In particular, based upon the plain language of the HPD policy definition of “pursuit” as “an active attempt by an on-duty officer to stop a suspect who is avoiding apprehension by maintaining or increasing speed, taking evasive action, or otherwise ignoring the officer’s attempt to stop him”, the pursuit here lasted no more than fifty seconds and, according to Officer Knight’s own testimony and Chief Dunston’s expert opinion, just twenty-seven seconds, involving no more than one-half of a mile. The weather was clear and the roadway was mainly flat, wide, and in good condition.
Although the pursuit took place on Hardy Street, a main thoroughfare in Hattiesburg, on that Sunday afternoon, the traffic was relatively light, no pedestrians were present, and the pursuit took place in a commercial, not residential area, with most businesses and restaurants set back from the road. Officer Knight’s patrol car was in good working condition, and, according to Lt. Tapp, the Econoline van Officer Knight was pursuing was not the type of vehicle, such as a sports car, that would constitute a reason to refrain from or terminate pursuit.

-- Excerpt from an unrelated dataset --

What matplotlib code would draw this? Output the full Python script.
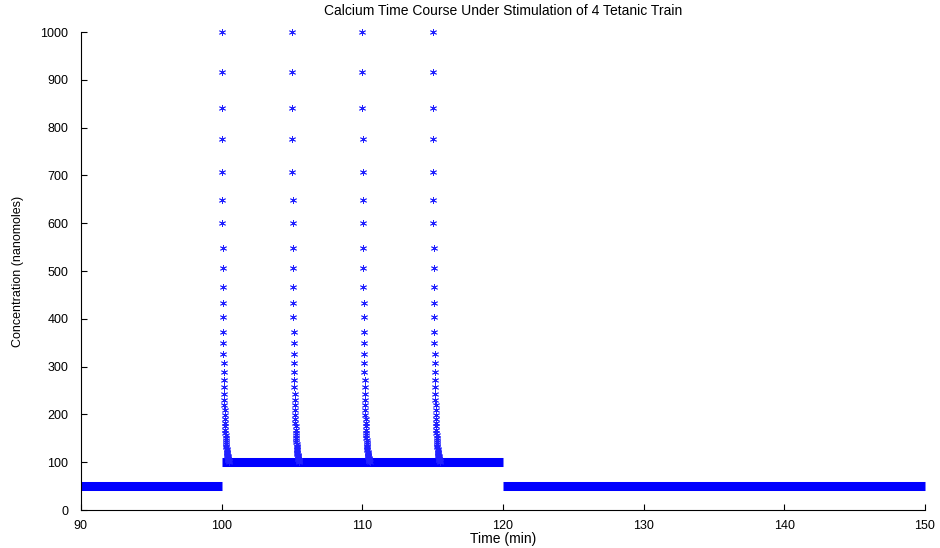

While Officer Knight may have briefly reached a speed of approximately sixty miles per hour in a forty-five-mile-per-hour zone, his supervisor Lt. Denny, who was observing the pursuit in real-time, confirmed that Officer Knight’s actions were reasonable and proper under the circumstances and he found no basis for calling off the pursuit. Officer Knight had his siren and blue lights activated, he exercised caution in going through intersections, and, as noted in Lt. Tapp’s own internal investigation of the incident, Officer Knight did not push the suspect to drive faster or in a reckless manner at any point during the pursuit. Likewise, Chief Dunston, the City’s expert, opined that Officer Knight did an excellent job throughout the pursuit in proceeding in the safest manner possible.
We acknowledge that the offenses at issue in this case were a reported shoplifting of a television and a “busted windshield,” and Officer Knight did not know whether the shoplifting was a misdemeanor or a felony. But the HPD policy does not prohibit pursuits based upon a misdemeanor, and the circumstances in this case were such that due to the short duration of the pursuit before the collision, Officer Knight had only just begun to evaluate the factors whether to continue the pursuit at all. For the same reason, Officer Knight had little time, if any, to evaluate any alternative means to identify the suspect; and Lt. Denny did not have time to notify other officers to get prepared for any other type of alternative approach—factors Chief Dunston took into account in determining that Officer Knight acted reasonably under the circumstances.
For all these reasons, we find that Officer Knight did not act with a conscious indifference to consequences, amounting almost to a willingness that harm should follow. Accordingly, the trial court’s judgment is affirmed.